Re: Color difference equations
Re: Color difference equations
- Subject: Re: Color difference equations
- From: Mark McCormick-Goodhart <email@hidden>
- Date: Fri, 17 Jul 2009 16:06:40 -0400
Anyone interested in this thread on the precision and validity of
color difference equations, when applied in the context of real
photographic images, may also want to take a look at two papers about
the I* metric. The papers are entitled "An Introduction to the I*
Metric" and "A “Retained Image Appearance” Metric For Full Tonal
Scale, Colorimetric Evaluation Of Photographic Image Stability". They
are the 2nd and 3rd PDF documents found on the following page at my
website:
http://www.aardenburg-imaging.com/documents.html
Any of the various flavors of dE are designed to address perceptual
differences in two isolated side-by-side colors. Great for matching
paint and textile colors. Also good for image process control as noted
by others. However, real images are complex arrangements of colors
such that our judgement of color and tonal accuracy also requires an
additional dimension of near neighbor contrast not considered by any
of the color difference models. Moreover, humans weight low chroma
colors as much more important to scene color balance than high chroma
colors. In other words, it is not just about perceiving a visual
difference, it''s about interpreting what the observed difference
means in the context of the image information content. Although some
of the color difference models have some chroma weighting, it is not
at all like what is needed to deal with the issue in a complex image.

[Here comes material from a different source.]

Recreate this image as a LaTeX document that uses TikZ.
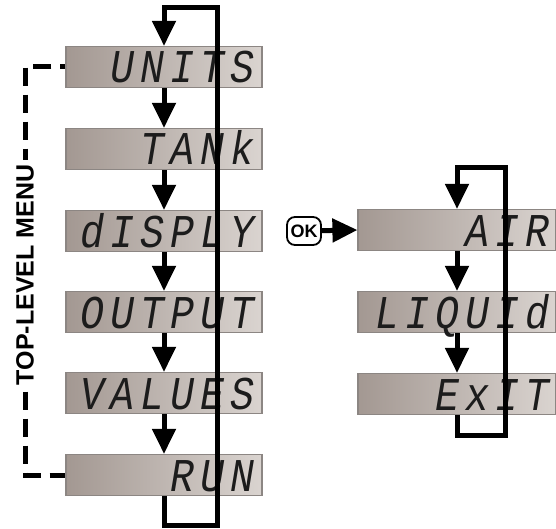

The I* color function treats chroma weighting very differently than dE
models. Moreover, the I*tone function handles both lightness and
contrast. I* metric scaling is a percentile scale with 100% being a
perfect match between reference and comparison. 0% I* color values
mean no color accuracy left, and 0% I* tone means no contrast (hence
no spatial content left) while negative values for I* color mean that
false color now exists (e.g., a skintone turned green or a blue sky
turned magenta). and negative I* tone values mean a contrast inversion
(e.g., neighboring tones reversed like a photographic negative).